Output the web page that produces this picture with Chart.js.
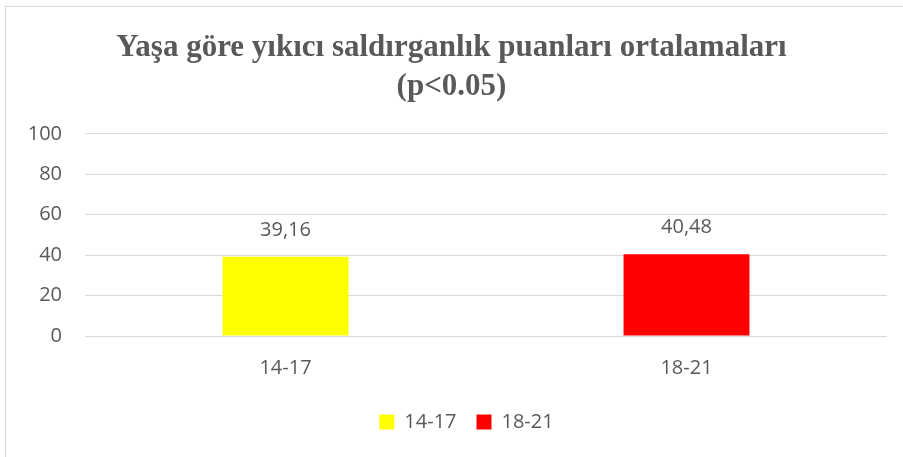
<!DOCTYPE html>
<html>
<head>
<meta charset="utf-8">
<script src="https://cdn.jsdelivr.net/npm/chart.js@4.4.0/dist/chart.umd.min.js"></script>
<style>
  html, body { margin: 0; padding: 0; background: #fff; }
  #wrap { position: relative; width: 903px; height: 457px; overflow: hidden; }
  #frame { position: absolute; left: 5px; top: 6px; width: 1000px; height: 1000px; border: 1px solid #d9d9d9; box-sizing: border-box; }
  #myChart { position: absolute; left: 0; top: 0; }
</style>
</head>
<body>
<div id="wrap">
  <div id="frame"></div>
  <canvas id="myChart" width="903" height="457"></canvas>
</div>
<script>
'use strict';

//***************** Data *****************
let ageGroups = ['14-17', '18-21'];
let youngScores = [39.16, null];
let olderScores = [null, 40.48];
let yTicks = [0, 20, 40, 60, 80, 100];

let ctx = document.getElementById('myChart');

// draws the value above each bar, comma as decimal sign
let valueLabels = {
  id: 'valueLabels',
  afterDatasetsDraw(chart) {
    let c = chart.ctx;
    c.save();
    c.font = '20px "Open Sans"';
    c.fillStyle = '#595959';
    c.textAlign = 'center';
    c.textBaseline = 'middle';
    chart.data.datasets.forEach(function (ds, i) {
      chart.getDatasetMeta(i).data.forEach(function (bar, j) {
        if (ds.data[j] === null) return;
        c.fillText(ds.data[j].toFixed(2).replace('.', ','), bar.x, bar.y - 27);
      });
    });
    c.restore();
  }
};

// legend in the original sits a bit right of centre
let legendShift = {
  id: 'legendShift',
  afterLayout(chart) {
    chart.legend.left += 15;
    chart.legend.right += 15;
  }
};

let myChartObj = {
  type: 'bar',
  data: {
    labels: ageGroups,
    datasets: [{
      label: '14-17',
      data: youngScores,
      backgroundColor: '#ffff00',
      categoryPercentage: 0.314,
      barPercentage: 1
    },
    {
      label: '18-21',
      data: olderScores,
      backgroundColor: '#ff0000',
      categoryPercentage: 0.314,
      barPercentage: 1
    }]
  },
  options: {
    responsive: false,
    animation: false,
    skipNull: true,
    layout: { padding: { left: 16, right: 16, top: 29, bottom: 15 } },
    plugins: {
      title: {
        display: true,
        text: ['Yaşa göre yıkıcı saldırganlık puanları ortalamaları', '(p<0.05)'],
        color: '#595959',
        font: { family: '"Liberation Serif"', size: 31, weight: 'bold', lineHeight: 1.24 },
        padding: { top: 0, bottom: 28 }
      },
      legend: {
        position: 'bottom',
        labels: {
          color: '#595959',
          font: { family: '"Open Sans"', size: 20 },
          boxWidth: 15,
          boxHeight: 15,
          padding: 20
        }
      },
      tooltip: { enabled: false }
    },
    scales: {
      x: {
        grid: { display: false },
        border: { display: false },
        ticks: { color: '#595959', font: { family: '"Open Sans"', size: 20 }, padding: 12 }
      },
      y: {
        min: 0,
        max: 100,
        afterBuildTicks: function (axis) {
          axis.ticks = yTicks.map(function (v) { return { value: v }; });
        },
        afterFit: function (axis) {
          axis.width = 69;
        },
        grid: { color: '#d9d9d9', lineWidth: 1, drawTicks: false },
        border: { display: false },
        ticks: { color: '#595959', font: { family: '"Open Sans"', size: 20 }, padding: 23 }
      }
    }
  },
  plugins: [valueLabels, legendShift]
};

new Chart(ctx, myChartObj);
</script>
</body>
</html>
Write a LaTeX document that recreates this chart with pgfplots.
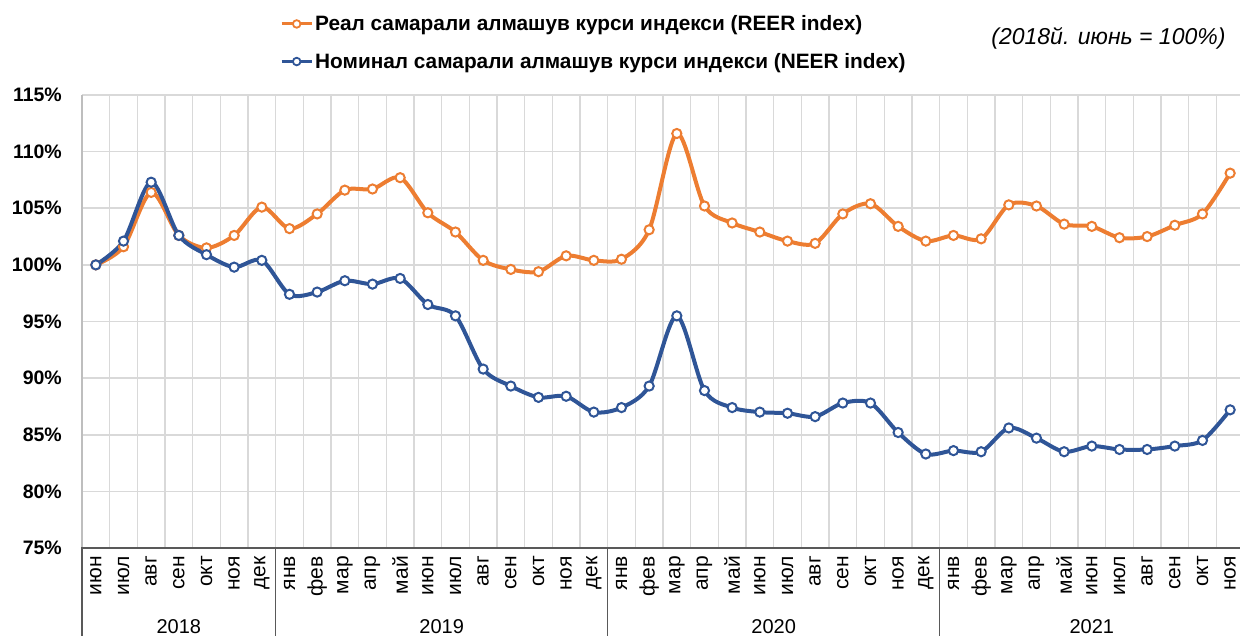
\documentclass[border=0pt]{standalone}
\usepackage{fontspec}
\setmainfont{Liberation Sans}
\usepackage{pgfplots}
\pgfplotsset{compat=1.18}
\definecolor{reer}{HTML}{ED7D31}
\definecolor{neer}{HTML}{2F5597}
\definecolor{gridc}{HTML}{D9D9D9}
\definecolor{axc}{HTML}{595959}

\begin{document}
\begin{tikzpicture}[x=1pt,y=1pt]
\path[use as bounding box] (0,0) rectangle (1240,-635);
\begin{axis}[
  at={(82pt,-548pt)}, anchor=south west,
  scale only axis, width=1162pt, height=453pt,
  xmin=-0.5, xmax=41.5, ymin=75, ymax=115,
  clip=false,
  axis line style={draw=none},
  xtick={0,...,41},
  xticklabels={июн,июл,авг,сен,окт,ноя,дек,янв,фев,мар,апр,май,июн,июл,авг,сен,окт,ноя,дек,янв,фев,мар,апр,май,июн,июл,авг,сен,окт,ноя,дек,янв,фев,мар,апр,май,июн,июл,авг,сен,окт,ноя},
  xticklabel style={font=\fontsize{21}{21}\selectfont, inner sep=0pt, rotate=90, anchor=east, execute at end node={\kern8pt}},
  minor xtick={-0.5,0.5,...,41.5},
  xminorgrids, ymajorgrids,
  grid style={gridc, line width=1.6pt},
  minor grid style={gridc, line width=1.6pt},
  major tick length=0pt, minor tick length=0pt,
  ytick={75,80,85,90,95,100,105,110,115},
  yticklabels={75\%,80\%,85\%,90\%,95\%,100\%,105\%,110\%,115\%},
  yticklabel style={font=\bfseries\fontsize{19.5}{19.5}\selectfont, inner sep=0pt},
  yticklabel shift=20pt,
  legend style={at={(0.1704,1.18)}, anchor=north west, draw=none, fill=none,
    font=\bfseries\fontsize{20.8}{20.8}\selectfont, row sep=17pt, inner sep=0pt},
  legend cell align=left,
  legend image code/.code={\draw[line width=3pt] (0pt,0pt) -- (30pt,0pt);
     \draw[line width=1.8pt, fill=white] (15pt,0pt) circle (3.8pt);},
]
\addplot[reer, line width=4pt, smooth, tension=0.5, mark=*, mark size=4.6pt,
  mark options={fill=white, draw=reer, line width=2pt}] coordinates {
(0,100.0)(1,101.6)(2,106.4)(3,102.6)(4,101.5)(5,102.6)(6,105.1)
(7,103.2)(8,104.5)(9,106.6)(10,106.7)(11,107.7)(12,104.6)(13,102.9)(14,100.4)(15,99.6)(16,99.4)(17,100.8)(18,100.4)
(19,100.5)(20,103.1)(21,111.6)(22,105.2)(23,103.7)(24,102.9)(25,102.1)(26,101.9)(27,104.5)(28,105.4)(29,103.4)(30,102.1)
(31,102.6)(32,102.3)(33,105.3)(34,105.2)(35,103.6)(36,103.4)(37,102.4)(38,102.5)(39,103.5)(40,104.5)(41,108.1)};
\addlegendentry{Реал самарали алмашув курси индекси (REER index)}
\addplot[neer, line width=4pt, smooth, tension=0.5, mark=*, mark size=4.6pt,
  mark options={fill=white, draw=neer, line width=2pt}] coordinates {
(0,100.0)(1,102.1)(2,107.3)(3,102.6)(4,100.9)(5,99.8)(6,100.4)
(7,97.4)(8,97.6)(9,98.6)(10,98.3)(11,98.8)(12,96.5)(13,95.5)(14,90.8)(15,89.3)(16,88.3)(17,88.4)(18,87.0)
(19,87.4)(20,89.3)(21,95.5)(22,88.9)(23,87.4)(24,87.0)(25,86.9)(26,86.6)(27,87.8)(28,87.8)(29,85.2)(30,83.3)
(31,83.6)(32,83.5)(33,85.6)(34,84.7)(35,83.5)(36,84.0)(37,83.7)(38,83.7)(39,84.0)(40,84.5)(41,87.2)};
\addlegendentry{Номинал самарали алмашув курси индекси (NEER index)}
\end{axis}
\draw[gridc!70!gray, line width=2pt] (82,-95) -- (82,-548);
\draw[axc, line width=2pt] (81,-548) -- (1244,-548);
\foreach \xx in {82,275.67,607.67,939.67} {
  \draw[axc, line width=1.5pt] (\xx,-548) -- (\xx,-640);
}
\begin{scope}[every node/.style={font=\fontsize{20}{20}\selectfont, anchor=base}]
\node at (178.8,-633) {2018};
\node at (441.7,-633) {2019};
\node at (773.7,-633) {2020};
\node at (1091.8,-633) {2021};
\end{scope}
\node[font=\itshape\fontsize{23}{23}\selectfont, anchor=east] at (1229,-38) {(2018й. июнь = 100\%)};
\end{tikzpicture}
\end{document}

──────

OBJECTIVE —
Return every line holding the word "that" from the records.

SOLUTION TO THE EXERCISE —
Output the web page that produces this picture with Chart.js.
Write a LaTeX document that recreates this chart with pgfplots.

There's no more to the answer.